**Task details:** Print the material below exactly as it stands, please, from its first line to the line holding "ax = fig.add_axes([(cx", with no pictures.
>> start Information shown
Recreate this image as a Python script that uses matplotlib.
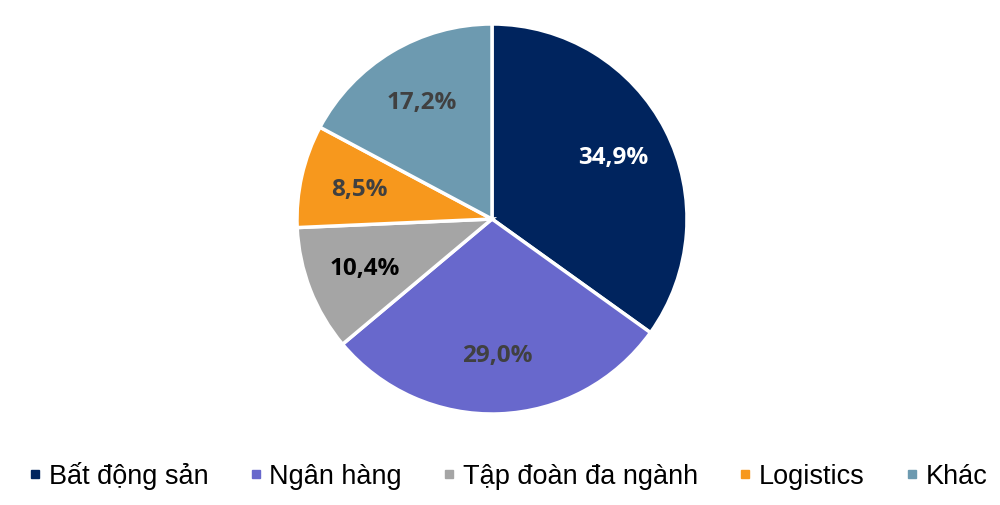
import matplotlib.pyplot as plt
from matplotlib.lines import Line2D

labels = ['Bất động sản', 'Ngân hàng', 'Tập đoàn đa ngành', 'Logistics', 'Khác']
values = [34.9, 29.0, 10.4, 8.5, 17.2]
colors = ['#00245E', '#6868CC', '#A5A5A5', '#F7981D', '#6D9AB0']
text_colors = ['white', '#404040', 'black', '#404040', '#404040']

fig = plt.figure(figsize=(10, 5.06), dpi=100)
cx, cy, r = 492, 220, 195
ax = fig.add_axes([(cx - r) / 1000, (506 - cy - r) / 506, 2 * r / 1000, 2 * r / 506])

wedges, texts, autotexts = ax.pie(values, colors=colors, startangle=90, counterclock=False,
                                  radius=1, pctdistance=0.7,
                                  autopct=lambda p: '',
                                  wedgeprops=dict(edgecolor='white', linewidth=2.5))
for at, v, c in zip(autotexts, values, text_colors):
    at.set_text(f'{v:.1f}'.replace('.', ',') + '%')
    at.set_color(c)
    at.set_fontsize(17.5)
    at.set_fontweight('bold')
    at.set_fontfamily('Open Sans')
ax.set_xlim(-1, 1)
ax.set_ylim(-1, 1)
ax.set_aspect('equal')

handles = [Line2D([], [], marker='s', linestyle='', markersize=6, color=c) for c in colors]
fig.legend(handles, labels, loc='center', bbox_to_anchor=(0.508, 1 - 476 / 506), ncol=5,
           frameon=False, handlelength=0.5, handletextpad=0.25, columnspacing=1.5,
           prop={'family': 'Liberation Sans', 'size': 19.5})

fig.savefig('out.png', dpi=100, facecolor='white')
>> end Information shown
**Expected answer:**
Recreate this image as a Python script that uses matplotlib.
import matplotlib.pyplot as plt
from matplotlib.lines import Line2D

labels = ['Bất động sản', 'Ngân hàng', 'Tập đoàn đa ngành', 'Logistics', 'Khác']
values = [34.9, 29.0, 10.4, 8.5, 17.2]
colors = ['#00245E', '#6868CC', '#A5A5A5', '#F7981D', '#6D9AB0']
text_colors = ['white', '#404040', 'black', '#404040', '#404040']

fig = plt.figure(figsize=(10, 5.06), dpi=100)
cx, cy, r = 492, 220, 195
ax = fig.add_axes([(cx - r) / 1000, (506 - cy - r) / 506, 2 * r / 1000, 2 * r / 506])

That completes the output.